Well I've run quake3 on my RPI and it was not optimal by any measure, but I'm surprised zoneminder had problems.... that is a bunch of php scripts last time I looked.

kleinbl00  ·  4377 days ago  ·  link  ·  

So if one wanted to do a little hacking, what package would you recommend? I intended to do all sorts of crazy shit with my Chumby but I never did...

masta  ·  4377 days ago  ·  link  ·  

right now the fashionable ARM boards are:

* panda board (omap4) [1] * beagle board (omap3) [2] * trimslice (tegra2) [3] * arndale & chromebook (exynos5) [4] * cubieboard (allwinner a10) [5]

I've got all of these boards, and I like the pandaboard the most, then the trimslice. For opensource events the one I use to demo fedora is usually the pandaboard. That is because Texas Instruments did the best job at upstreaming the kernel code, so it works the best. The cubiboard is nice, it is the same SoC in the mk802 [6]... which is close to the price point of the Raspberry PI except is WAY much more powerful.

I guess the question to you is what do you want to do?

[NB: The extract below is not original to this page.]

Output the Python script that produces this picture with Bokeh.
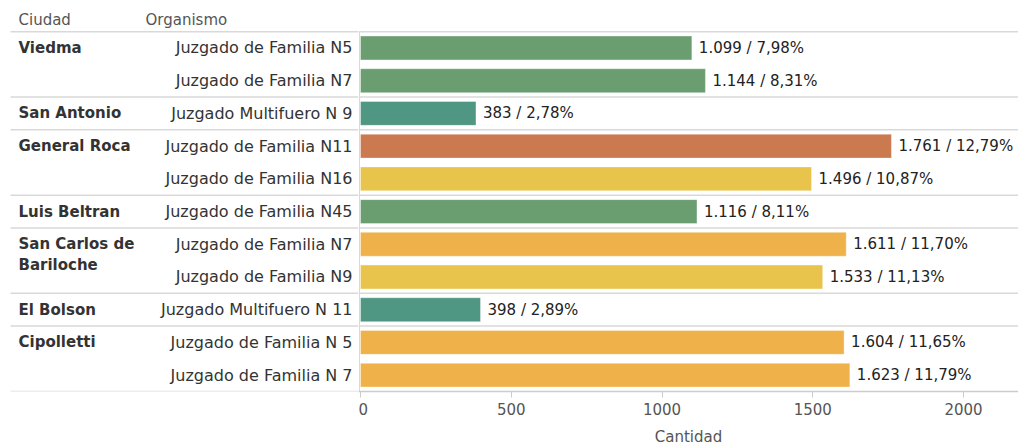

Do you plan to use any kind of GPIO pins, to say... use LEDs or interface to something else? Or would you be happy with just video output?

[1] http://www.omappedia.com/wiki/PandaBoard [2] http://beagleboard.org/ [3] http://trimslice.com/ [4] http://www.arndaleboard.org/ [5] http://cubieboard.org/ [6] http://www.rikomagic.co.uk/

kleinbl00  ·  4376 days ago  ·  link  ·  

Let's be honest... at this point, I want an HTPC that doesn't suck. Tweaking with other stuff would be awesome, but I just don't have time to play hacker. The pi was appealing because it was just enough hackery to make me feel 1337 without any of the actual effort involved in doing something real.

There's probably a Roku that will do what I need for cheaper than the Pandaboard. I'm sure I can come up with reasons to do something more bitchin' than that, but I'd have to reach.

Does that make sense?

masta  ·  4376 days ago  ·  link  ·  

No idea what htpc means or what a roku are. Regardless.... many boards I'm sure could fit your needs. Id suggest the mk802 since you probably wont be needing gpio pins.. the arm soc for those will be in mainline linux in the next few months... supported now in somebodys github

kleinbl00  ·  4376 days ago  ·  link  ·  

Home Theater PC.

www.roku.com.

I'll check it out, thanks, man! I really appreciate it!